En la poesía del siglo XX un caso peculiar es el de Rilke. Éste, en efecto, travistió una intención inconfundiblemente hímnica en la forma de la elegía y del lamento. Es a esta contaminación, a este tentativo espurio de aferrar una forma poética muerta, a lo que se debe probablemente el aura de sacralidad casi litúrgica que circunda desde siempre a las Elegías de Duino. Su carácter himnológico en sentido técnico es evidente desde el primer verso, que convoca a las jerarquías angélicas (“Quien, si yo gritase , me oiría entre los órdenes / de los ángeles”), esto es, precisamente, a aquellos que deben compartir el himno con los hombres (“Nosotros cantamos la doxología para compartir la himnodia [kóinnoi tès hymnōdias… genōmetha] con las jerarquías angélicas”, escribe Cirilo de Jerusalén en su Cathechesi (Cyr, Cat. M., p. 154)). Los ángeles siguen siendo hasta el fin los interlocutores privilegiados del poeta, a los cuales se dirige ese canto de alabanza (“Alaba el ángel el mundo”, Rilke, 9. 53), que ellos cantan junto con él (“Que yo … júbilo y gloria cante a los ángeles concordes [zustimmenden Engeln] que adhieren al canto”, ibid, 10, 1-2). Y en los Sonetos a Orfeo, que Rilke consideraba “coexistenciales” a las Elegías y casi una suerte de exégesis esotérica de éstas, declara con claridad la vocación himnológica (es decir, celebrativa) de sus poemas. (“Rühmen, das ists”, “Celebrar, es esto”, 7, 1). Así, el octavo soneto brinda la clave de la titulación elegíaca de sus himnos: la lamentación (Klage) puede existir tan sólo en la esfera de la celebración (“Nur im raum der Rühmung darf die Klage / gehn…”, 8, 1-2), así como, en la décima elegía, el himno pasa con la misma intensidad a la esfera del lamento.
En un proyecto de introducción a una edición de las Elegías que no vio nunca la luz, Furio Jesi, que ha dedicado a la lectura de Rilke estudios ejemplares que dan vuelta la tendencia habitual de la crítica que entrevé en las Elegías un contenido doctrinal particularmente rico, se pregunta si tiene sentido, en este caso, hablar de un “contenido”. Sugiere poner entre paréntesis el contenido doctrinal de las Elegías (que es, por otro lado, una suerte de resumen de los lugares comunes de la poesía rilkeana), y leerla como una serie de ocasiones retóricas para mantener al poeta más acá del silencio.

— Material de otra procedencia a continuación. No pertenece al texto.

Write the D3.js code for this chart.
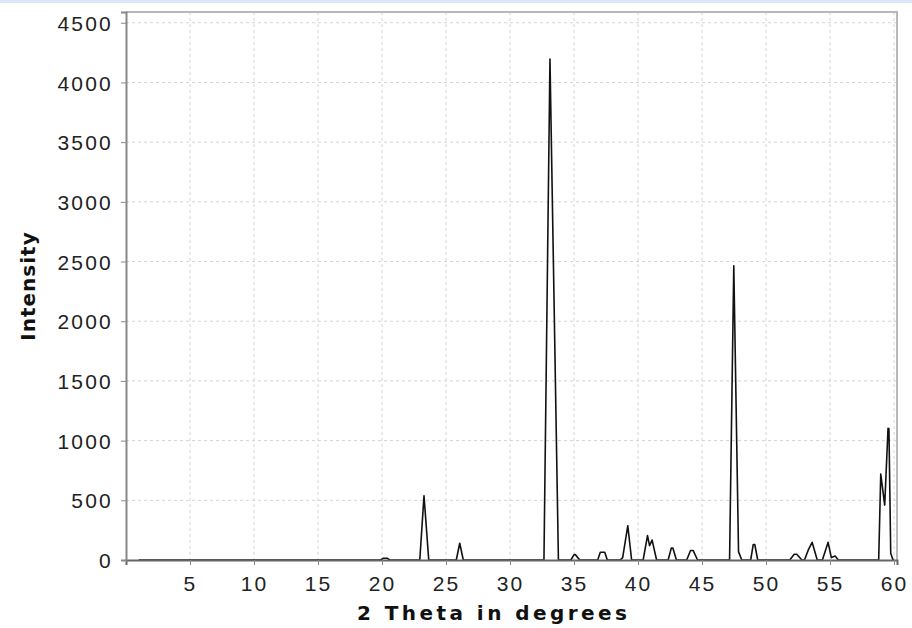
<!DOCTYPE html>
<html>
<head>
<meta charset="utf-8">
<script src="https://cdn.jsdelivr.net/npm/d3@7"></script>
<style>
  html, body { margin: 0; padding: 0; background: #fff; }
  svg { display: block; font-family: "DejaVu Sans", sans-serif; }
  .tick text { font-size: 21px; fill: #222; letter-spacing: 2.2px; }
  .grid line { stroke: #d4d4d4; stroke-dasharray: 3,3; }
</style>
</head>
<body>
<div id="chart"></div>
<script>
// Diffractogram points (2 theta, intensity)
const twoTheta = [
  1, 19.9, 20.1, 20.4, 20.6,
  22.95, 23.28, 23.65,
  25.8, 26.07, 26.35,
  32.65, 33.12, 33.78,
  34.75, 35.0, 35.1, 35.45,
  36.85, 37.05, 37.4, 37.6,
  38.6, 38.8, 39.2, 39.5,
  40.4, 40.74, 40.9, 41.1, 41.45,
  42.35, 42.6, 42.72, 43.0,
  43.8, 44.1, 44.3, 44.65,
  47.15, 47.48, 47.85, 48.1,
  48.8, 49.0, 49.12, 49.35,
  51.85, 52.2, 52.4, 52.8,
  53.0, 53.3, 53.6, 54.0,
  54.4, 54.85, 55.1, 55.4, 55.65,
  58.8, 58.96, 59.27, 59.53, 59.6, 59.74, 59.92, 60
];
const intensity = [
  0, 0, 15, 15, 0,
  0, 538, 0,
  0, 140, 0,
  0, 4196, 0,
  0, 45, 45, 0,
  0, 65, 65, 0,
  0, 20, 287, 0,
  0, 204, 120, 167, 0,
  0, 100, 100, 0,
  0, 80, 80, 0,
  0, 2465, 70, 0,
  0, 130, 130, 0,
  0, 48, 48, 0,
  0, 84, 148, 0,
  0, 148, 20, 33, 0,
  0, 720, 460, 1103, 1100, 56, 0, 0
];
const xTicks = [5, 10, 15, 20, 25, 30, 35, 40, 45, 50, 55, 60];
const yTicks = [0, 500, 1000, 1500, 2000, 2500, 3000, 3500, 4000, 4500];

const width = 912, height = 628;
const margin = { top: 12, right: 15, bottom: 68, left: 126 };

const svg = d3.select("#chart").append("svg")
  .attr("width", width)
  .attr("height", height);

// thin light blue band along the top edge
svg.append("rect")
  .attr("x", 0).attr("y", 0)
  .attr("width", width).attr("height", 3)
  .attr("fill", "#d9e6f5");

const x = d3.scaleLinear()
  .domain([0, 60.23])
  .range([margin.left, width - margin.right]);

const y = d3.scaleLinear()
  .domain([0, 4590])
  .range([height - margin.bottom, margin.top]);

// grid
svg.append("g").attr("class", "grid")
  .selectAll("line.v").data(xTicks).join("line")
  .attr("x1", d => x(d)).attr("x2", d => x(d))
  .attr("y1", y.range()[1]).attr("y2", y.range()[0]);

svg.append("g").attr("class", "grid")
  .selectAll("line.h").data(yTicks.filter(d => d > 0)).join("line")
  .attr("x1", x.range()[0]).attr("x2", x.range()[1])
  .attr("y1", d => y(d)).attr("y2", d => y(d));

// top / right frame
svg.append("path")
  .attr("d", `M${x.range()[0]},${margin.top}H${x.range()[1]}V${y.range()[0]}`)
  .attr("fill", "none")
  .attr("stroke", "#b8b8b8")
  .attr("stroke-width", 2);

// the pattern
const pts = twoTheta.map((t, i) => [t, intensity[i]]);
const line = d3.line()
  .x(d => x(d[0]))
  .y(d => y(d[1]));

svg.append("path")
  .datum(pts)
  .attr("fill", "none")
  .attr("stroke", "#111")
  .attr("stroke-width", 1.6)
  .attr("stroke-linejoin", "round")
  .attr("d", line);

// axes
const xAxis = svg.append("g")
  .attr("transform", `translate(0,${height - margin.bottom})`)
  .call(d3.axisBottom(x).tickValues(xTicks).tickSize(5).tickPadding(7).tickFormat(d3.format("d")));

const yAxis = svg.append("g")
  .attr("transform", `translate(${margin.left},0)`)
  .call(d3.axisLeft(y).tickValues(yTicks).tickSize(5).tickPadding(8).tickFormat(d3.format("d")));

xAxis.select(".domain").attr("stroke", "#666").attr("stroke-width", 2);
yAxis.select(".domain").attr("stroke", "#888").attr("stroke-width", 2);
xAxis.selectAll(".tick line").attr("stroke", "#888");
yAxis.selectAll(".tick line").attr("stroke", "#888");
xAxis.selectAll(".tick text").attr("dy", "0.9em");
yAxis.selectAll(".tick text").attr("dy", "0.36em");

// titles
svg.append("text")
  .attr("x", 492)
  .attr("y", 620)
  .attr("text-anchor", "middle")
  .attr("textLength", 270)
  .attr("lengthAdjust", "spacing")
  .style("font-size", "20px")
  .style("font-weight", "bold")
  .attr("fill", "#111")
  .text("2 Theta in degrees");

svg.append("text")
  .attr("transform", `translate(35,${(y.range()[0] + y.range()[1]) / 2}) rotate(-90)`)
  .attr("text-anchor", "middle")
  .style("font-size", "20px")
  .style("font-weight", "bold")
  .style("letter-spacing", "1px")
  .attr("fill", "#111")
  .text("Intensity");
</script>
</body>
</html>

El poeta quiere hablar, pero aquello que debe hablar en él es lo incognoscible. Por eso
La eloquio que resuena no tiene ningún contenido: es pura voluntad de eloquio.
El contenido de la voz del secreto que resuena en última instancia no es más que
“el secreto habla”. Para que ello suceda, es necesario que las modalidades de
eloquio se decanten de todo contenido, y lo hagan de manera totalizante, como
para concluir en un punto toda la actividad desarrollada, todas las palabras
pronunciadas. De ahí la organización, en el contexto de las Elegías, de la
multitud de lugares comunes rilkeanos, incluso de los más viejos. Pero de ahí,
también, la necesidad de que exista un cierto lugar en el que hacer confluir los
contenidos de estos topoi, con el fin de que las Elegías puedan resonar en el
vacío… (Jesi, p. 118).
La definición de Jesi de las Elegías como poesía que no tiene nada que decir, como pura “aseveración el núcleo asemántico de la palabra” (ibid., p. 120) vale, en realidad, para el himno en general; esto es, define la intención propia de toda doxología. En el punto en que coincide perfectamente con la gloria, la alabanza no tiene contenido, culmina en el amén, que no dice nada sino que tan sólo consiente y concluye lo ya dicho. Y aquello que las Elegías lamentan y, al mismo tiempo, celebran (según el principio por el cual en la esfera de la celebración puede darse el lamento) es justamente la inmedicable ausencia de contenido del himno, el girar en el vacío de la lengua como forma de la glorificación. El himno es la radical desactivación del lenguaje significante, la palabra que se vuelve algo absolutamente inoperoso y que, sin embargo, se mantiene como tal en la forma de la liturgia.
Giorgio Agamben, Il regno e la gloria. Per una genealogía teologica dell´economia e del governo, Neri Pozza, 2007, pp. 258-260.